Tuttavia Muti ha esortato gli statunitensi a considerare la musica e le altre arti “un patrimonio che deve essere conservato e portato il più possibile ai vari livelli della società. Non è elitarismo”. E magari un migliore trattamento di musicisti, con retribuzioni corrette, potrebbe anche aiutare a migliorare l’ascolto, ha aggiunto Muti con un sorriso malizioso. “Mi auguro che i musicisti in America possano sempre trovare quella dignità e la felicità che nasce da una migliore situazione economica”, ha detto il maestro. “Se si sta bene, si suona bene. No, si suona anche meglio”. Probabile che la sua esortazione sia rivolta anche al di là dei confini degli Stati Uniti.
Muti si è lamentato che la musica classica sia talvolta chiamata “intrattenimento”. “Calcio e sport sono di intrattenimento. Non è possibile chiamare la Nona Sinfonia di Beethoven o un’opera di Shakespeare ‘intrattenimento’. Non è intrattenimento. È cultura”.
Muti ha intonato le famose battute della Quinta Sinfonia di Beethoven, quindi ha notato che “secoli fa avrebbero potuto cantare questo”. “La musica che viene scritta oggi non è qualcosa che si possa portare a casa e cantare”, ha aggiunto, citando come eccezioni i Beatles, un po’ di Madonna, Barbra Streisand. Ma ha sottolineato che non vuole essere “cinico” e ha espresso ottimismo circa la musica che deve essere ancora scritta.

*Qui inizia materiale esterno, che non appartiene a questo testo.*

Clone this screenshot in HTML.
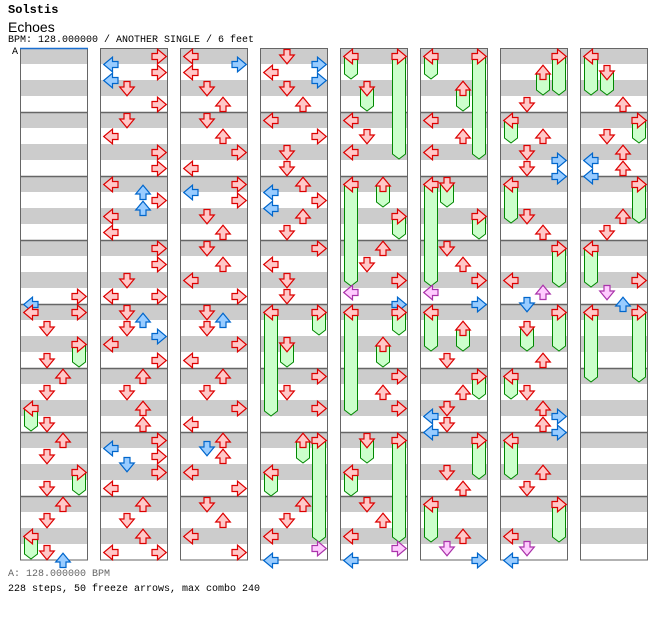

Muti è particolarmente noto negli Stati Uniti, dove ha ottenuto riconoscimenti importanti con l’Orchestra di Philadelphia. La sua casa all’estero attualmente è a Chicago, di cui elogia l’orchestra per la sua “miscela di virtuosità e sensibilità” e la considera una delle miglior al mondo, insieme alle orchestre filarmoniche di Berlino e Vienna. È innamorato anche della stessa Chicago, che ritiene architettonicamente “la più bella città degli Stati Uniti”, con quella “luce che viene dal nord, dal lago, una luce brillante” e la sua gente “forte e cordiale”.
Se Chicago è così soddisfacente, come mai è rimasto tanto a lungo alla Scala, da cui si è dimesso nel 2005, in una controversia che ha posto fine a quasi due decenni di direzione dell’orchestra? Muti ha fatto riferimento al “mio amico, Jimmy Levine”, intendendo James Levine, uno dei maggiori direttori viventi, che ha diretto l’orchestra della Metropolitan Opera di New York per circa 40 anni. Negli Stati Uniti, ha detto, “è possibile. Qui, abbiamo un mondo più drammatico, più polemico. Qui, quando si raggiungono i 15 anni, è il massimo”, ha aggiunto, ripensando forse ai 19 anni passati alla Scala. Ma, cauto a entrare in qualsiasi controversia, Muti ha eluso una domanda circa la serata inaugurale della stagione alla Scala, che aprirà con il ‘Lohengrin’ di Richard Wagner e non con un’opera di Verdi, così rappresentativo per il teatro milanese. Il prossimo anno ricorre il 200esimo anniversario della nascita di entrambi i compositori. “Erano tutti e due giganti – ha detto Muti, alzandosi dal divano per scendere nel golfo mistico del Teatro dell’Opera per guidare l’orchestra in una prova. “Hanno fatto l’errore di essere nati nello stesso anno. E’ colpa loro”, ha aggiunto con un luccichio negli occhi.